Intégrer la CEDEAO, constituerai donc une aubaine pour les deux parties. L’un veut investir afin de diversifier son économie et consolider son émergence, et les autres veulent des partenaires comme le Maroc (coopération sud-sud) qui ont les capacités à développer beaucoup de secteurs encore marginaux dans les pays ouest-africains.

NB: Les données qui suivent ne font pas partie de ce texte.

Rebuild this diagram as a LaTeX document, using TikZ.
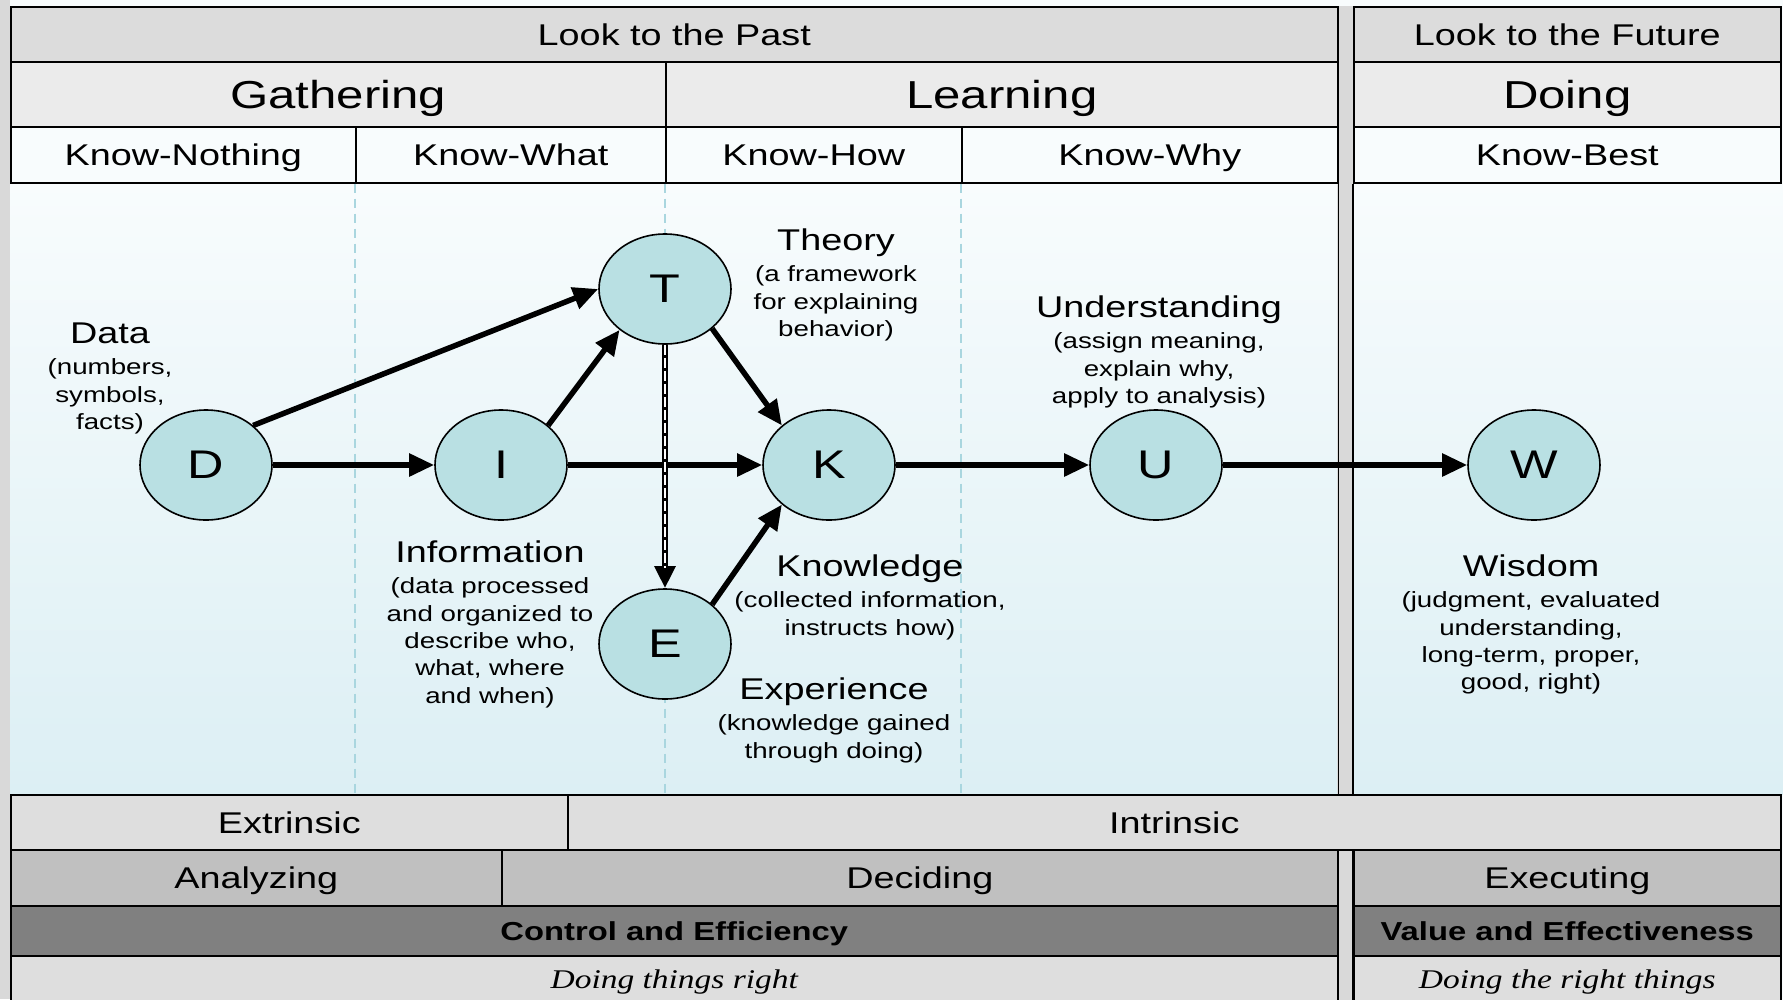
\documentclass[tikz,border=0pt]{standalone}
\usepackage{fontspec}
\setmainfont{Liberation Sans}[FakeStretch=1.26]
\newfontfamily\serifit{Liberation Serif}[FakeStretch=1.24]
\usetikzlibrary{shapes.geometric,arrows.meta}
\definecolor{rowA}{HTML}{DCDCDC}
\definecolor{rowB}{HTML}{EBEBEB}
\definecolor{rowC}{HTML}{F8FCFD}
\definecolor{rowD}{HTML}{DEDEDE}
\definecolor{rowE}{HTML}{C0C0C0}
\definecolor{rowF}{HTML}{808080}
\definecolor{barc}{HTML}{D9D9D9}
\definecolor{bgtop}{HTML}{F8FCFD}
\definecolor{bgbot}{HTML}{DCEFF4}
\definecolor{dashc}{HTML}{A9D6DF}
\definecolor{ellc}{HTML}{B9E0E3}
\newcommand\ttl[1]{{\fontsize{30}{30}\selectfont #1}\\[3.6pt]}
\tikzset{
  cell/.style={draw=black, line width=1.6pt, inner sep=0pt, anchor=north west, align=center},
  fsA/.style={font=\fontsize{30}{36}\selectfont, text height=21.5pt, text depth=0pt},
  fsB/.style={font=\fontsize{39}{46}\selectfont, text height=28pt, text depth=0pt},
  fsC/.style={font=\bfseries\fontsize{26}{31}\selectfont, text height=18.6pt, text depth=0pt},
  fsD/.style={font=\serifit\itshape\fontsize{27}{32}\selectfont, text height=18pt, text depth=0pt},
  ell/.style={ellipse, draw=black, line width=1.6pt, fill=ellc, minimum width=132pt, minimum height=110pt, inner sep=0pt, font=\fontsize{40}{48}\selectfont},
  arr/.style={line width=5.5pt, -{Triangle[length=25pt,width=22pt]}},
  dline/.style={draw=dashc, line width=1.8pt, dash pattern=on 9pt off 6pt},
  lbl/.style={anchor=north, align=center, inner sep=0pt, font=\fontsize{22}{27.3}\selectfont},
}
\begin{document}
\begin{tikzpicture}[x=1pt,y=-1pt]
\useasboundingbox (0,0) rectangle (1783,999);
% background
\fill[bgtop] (0,0) rectangle (1783,999);
\shade[top color=bgtop, bottom color=bgbot] (0,182) rectangle (1783,794);
\fill[barc] (0,0) rectangle (10,999);
\fill[barc] (1337,6) rectangle (1353,1010);
% header cells
\node[cell, fill=rowA, fsA, minimum width=1327pt, minimum height=55pt] (past) at (10,6) {Look to the Past};
\node[cell, fill=rowA, fsA, minimum width=427pt, minimum height=55pt] (future) at (1353,6) {Look to the Future};
\node[cell, fill=rowB, fsB, minimum width=655pt, minimum height=65pt] (gath) at (10,61) {Gathering};
\node[cell, fill=rowB, fsB, minimum width=672pt, minimum height=65pt] (learn) at (665,61) {Learning};
\node[cell, fill=rowB, fsB, minimum width=427pt, minimum height=65pt] (doing) at (1353,61) {Doing};
\node[cell, fill=rowC, fsA, minimum width=345pt, minimum height=56pt] (kn) at (10,126) {Know-Nothing};
\node[cell, fill=rowC, fsA, minimum width=310pt, minimum height=56pt] (kw) at (355,126) {Know-What};
\node[cell, fill=rowC, fsA, minimum width=296pt, minimum height=56pt] (kh) at (665,126) {Know-How};
\node[cell, fill=rowC, fsA, minimum width=376pt, minimum height=56pt] (ky) at (961,126) {Know-Why};
\node[cell, fill=rowC, fsA, minimum width=427pt, minimum height=56pt] (kb) at (1353,126) {Know-Best};
% footer cells
\node[cell, fill=rowD, fsA, minimum width=557pt, minimum height=55pt] (ext) at (10,794) {Extrinsic};
\node[cell, fill=rowD, fsA, minimum width=1213pt, minimum height=55pt] (intr) at (567,794) {Intrinsic};
\node[cell, fill=rowE, fsA, minimum width=491pt, minimum height=56pt] (ana) at (10,849) {Analyzing};
\node[cell, fill=rowE, fsA, minimum width=836pt, minimum height=56pt] (dec) at (501,849) {Deciding};
\node[cell, fill=rowE, fsA, minimum width=427pt, minimum height=56pt] (exe) at (1353,849) {Executing};
\node[cell, fill=rowF, fsC, minimum width=1327pt, minimum height=50pt] (ctl) at (10,905) {Control and Efficiency};
\node[cell, fill=rowF, fsC, minimum width=427pt, minimum height=50pt] (val) at (1353,905) {Value and Effectiveness};
\node[cell, fill=rowD, fsD, minimum width=1327pt, minimum height=47pt] (dtr) at (10,955) {Doing things right};
\node[cell, fill=rowD, fsD, minimum width=427pt, minimum height=47pt] (drt) at (1353,955) {Doing the right things};
% separator bar borders in main area
\draw[line width=1.6pt] (ky.south east) -- (ky.south east |- ext.north);
\draw[line width=1.6pt] (kb.south west) -- (kb.south west |- ext.north);
\draw[line width=1.6pt] (dec.north east) -- (dec.north east |- 0,1010);
\draw[line width=1.6pt] (exe.north west) -- (exe.north west |- 0,1010);
% dashed column guides
\draw[dline] (kw.south west) -- (kw.south west |- ext.north);
\draw[dline] (kh.south west) -- (kh.south west |- ext.north);
\draw[dline] (ky.south west) -- (ky.south west |- ext.north);
% ellipses
\node[ell] (D) at (206,465) {D};
\node[ell] (I) at (501,465) {I};
\node[ell] (T) at (665,289) {T};
\node[ell] (K) at (829,465) {K};
\node[ell] (E) at (665,644) {E};
\node[ell] (U) at (1156,465) {U};
\node[ell] (W) at (1534,465) {W};
% arrows
\draw[arr] (D) -- (I);
\draw[arr] (I) -- (K);
\draw[arr] (K) -- (U);
\draw[arr] (U) -- (W);
\draw[arr] (D.40) -- (T.west);
\draw[arr] (I.40) -- (T.222);
\draw[arr] (T.-40) -- (K.140);
\draw[arr] (E.40) -- (K.220);
\draw[line width=6pt, -{Triangle[length=22pt,width=20pt]}] (T) -- (E);
\draw[white, line width=2pt, dash pattern=on 10pt off 3pt, shorten >=20pt] (T.south) -- (E.north);
% labels
\node[lbl] (dataL) at (110,323) {\ttl{Data}(numbers,\\symbols,\\facts)};
\node[lbl] (theoL) at (836,229) {\ttl{Theory}(a framework\\for explaining\\behavior)};
\node[lbl] (undL) at (1159,296) {\ttl{Understanding}(assign meaning,\\explain why,\\apply to analysis)};
\node[lbl] (infL) at (490,541) {\ttl{Information}(data processed\\and organized to\\describe who,\\what, where\\and when)};
\node[lbl] (knoL) at (870,555) {\ttl{Knowledge}(collected information,\\instructs how)};
\node[lbl] (expL) at (834,678) {\ttl{Experience}(knowledge gained\\through doing)};
\node[lbl] (wisL) at (1531,555) {\ttl{Wisdom}(judgment, evaluated\\understanding,\\long-term, proper,\\good, right)};
\end{tikzpicture}
\end{document}
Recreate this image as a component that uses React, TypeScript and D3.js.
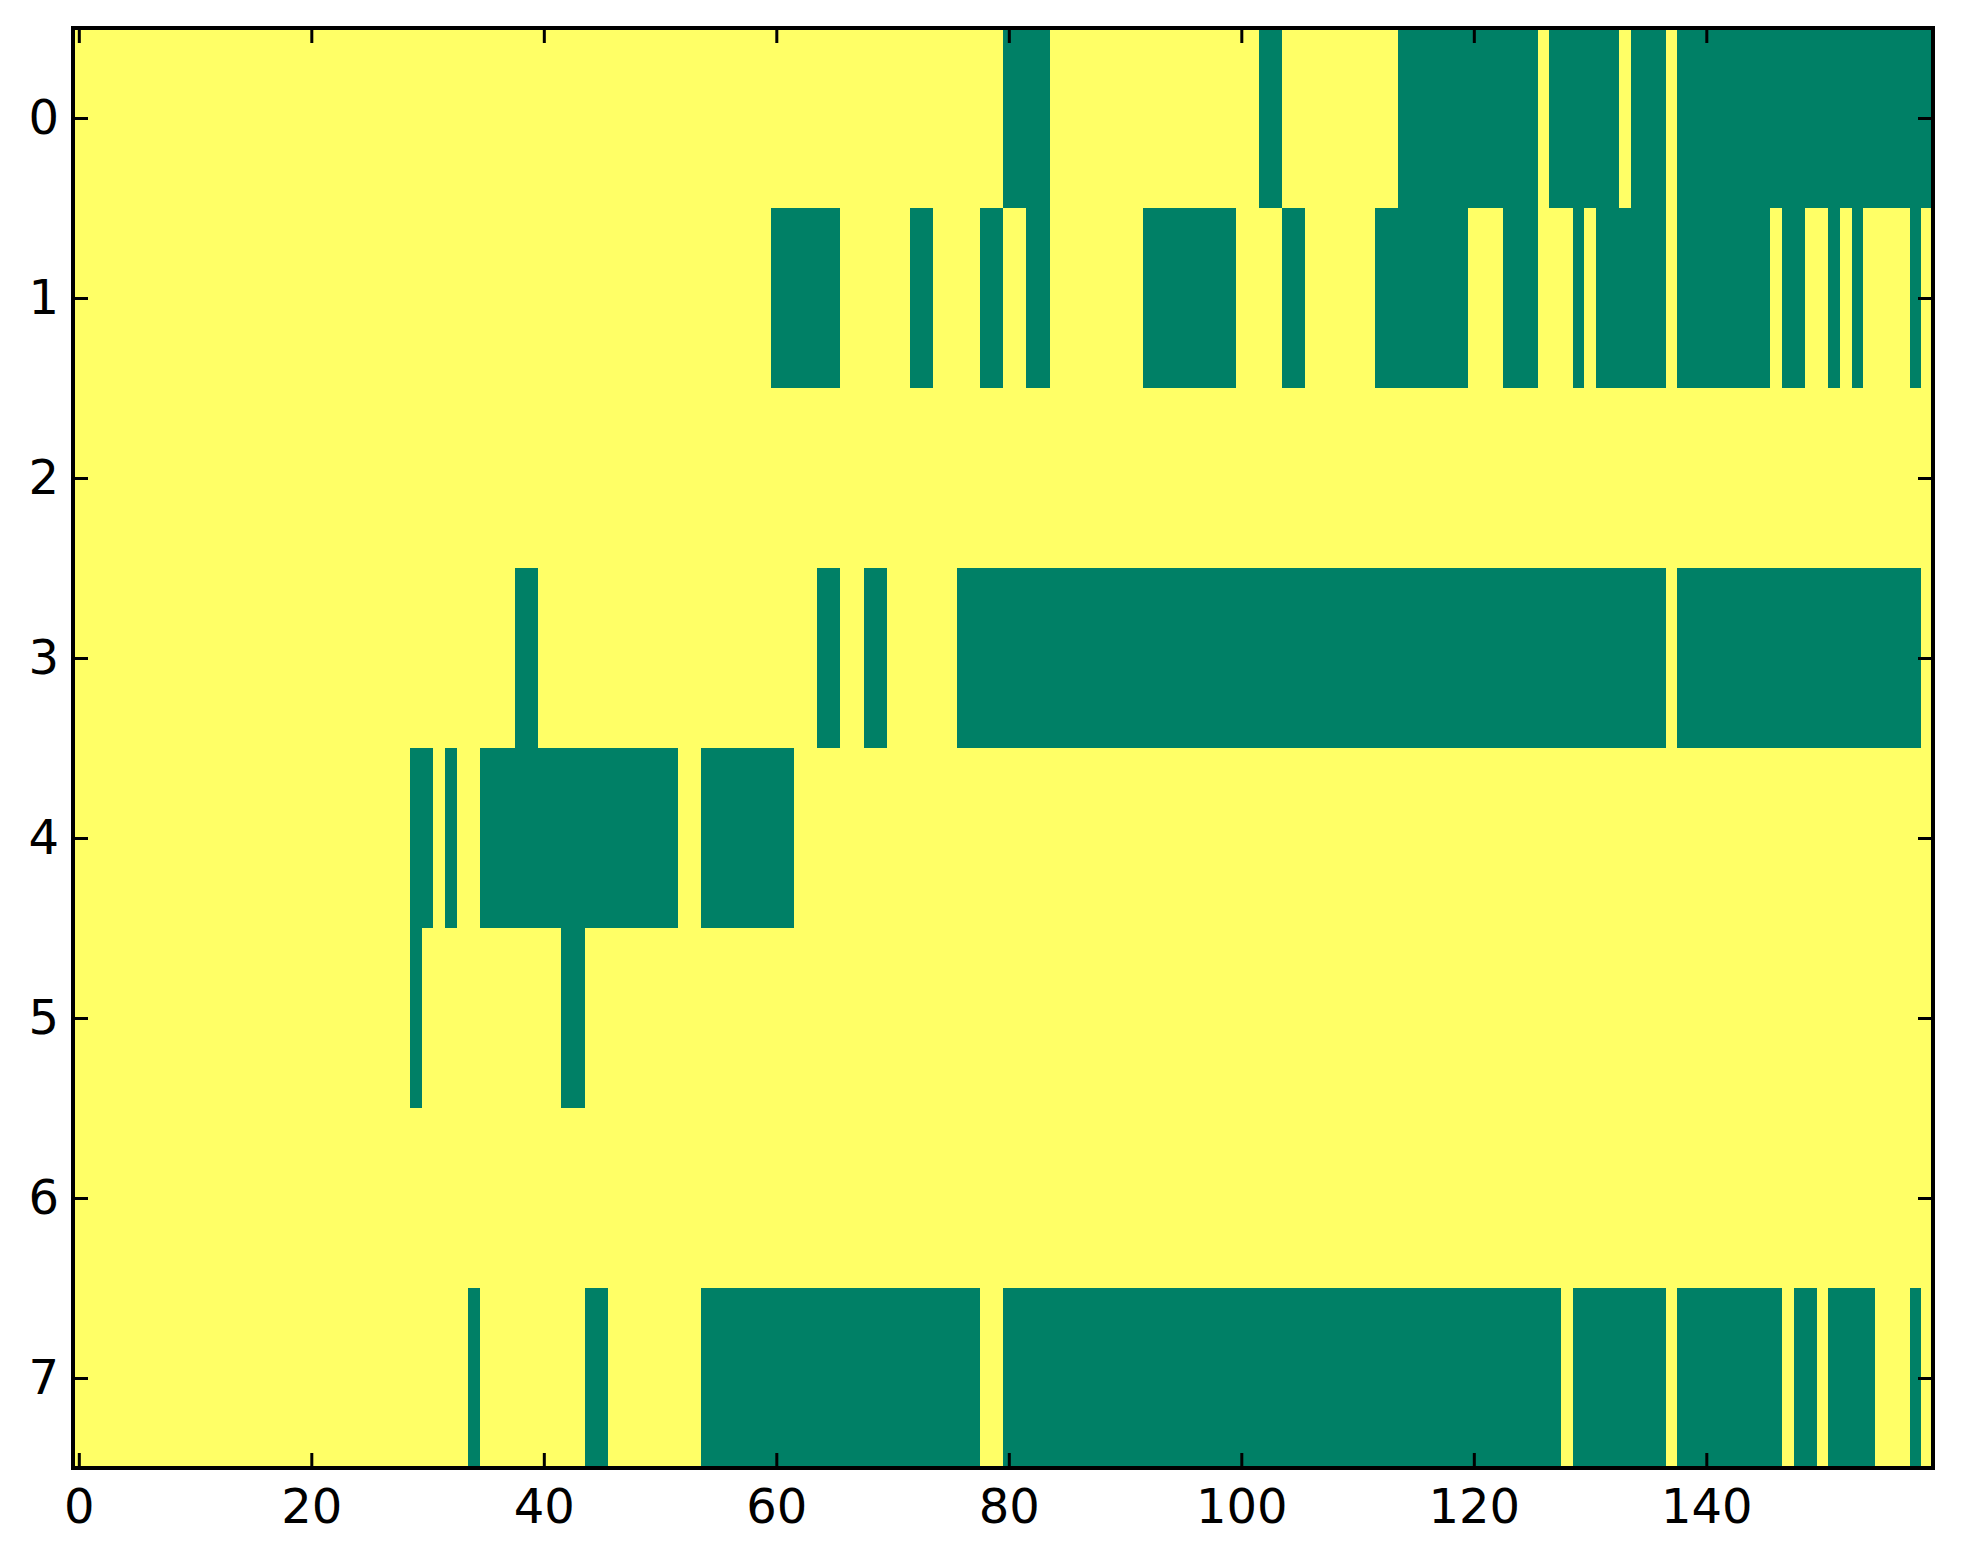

En ce qui concerne la partie juridique et géographique d’autres spécialistes du droit international public comme Mme Sakoba CONDE pensent qu’une résolution adoptée par les Etats membres, allant en faveur de l’adhésion du Maroc à la CEDAO pourrait être faite et donc modifier le traité établissant la C.E.D.A.O. et intégrer un pays qui n’est pas un pays de l’Afrique de l’ouest et de facto, clore le débat sur la légalité ou la légitimité de cette adhésion.
Mais de nombreuses questions se posent sur cette proposition : Modifier le traité pour y inclure uniquement le Maroc ou bien pour laisser libre court à tout Etat ayant la volonté d’adhérer à l’organisation ? (Rappelons d’ailleurs que la Tunisie aussi pense sérieusement à poser sa candidature pour une éventuelle adhésion à l’organisation). Faut-il privilégier l’aspect économique sur celui géographique ? qu’en dira l’Union Africaine en cas d’adhésion du Maroc à la C.E.D.E.A.O.? …
Des questions qui au fil du temps auront certes des réponses mais probablement pas comme on l’imagine d’autant plus qu’aux dernières nouvelles, la demande d’adhésion du Maroc a été mise en « veille » du fait de l’opposition de certains poids lourds de l’organisation.
Pour plus de détails sur l’appartenance et l’admission de membres à la CEDEAO au début de sa création, voir Jean-Claude Gautron, « La Communauté économique de l’Afrique de l’Ouest, antécédents et perspectives », Annuaire français de droit international, volume 21, 1975. pp. 197-215, pp.202-203.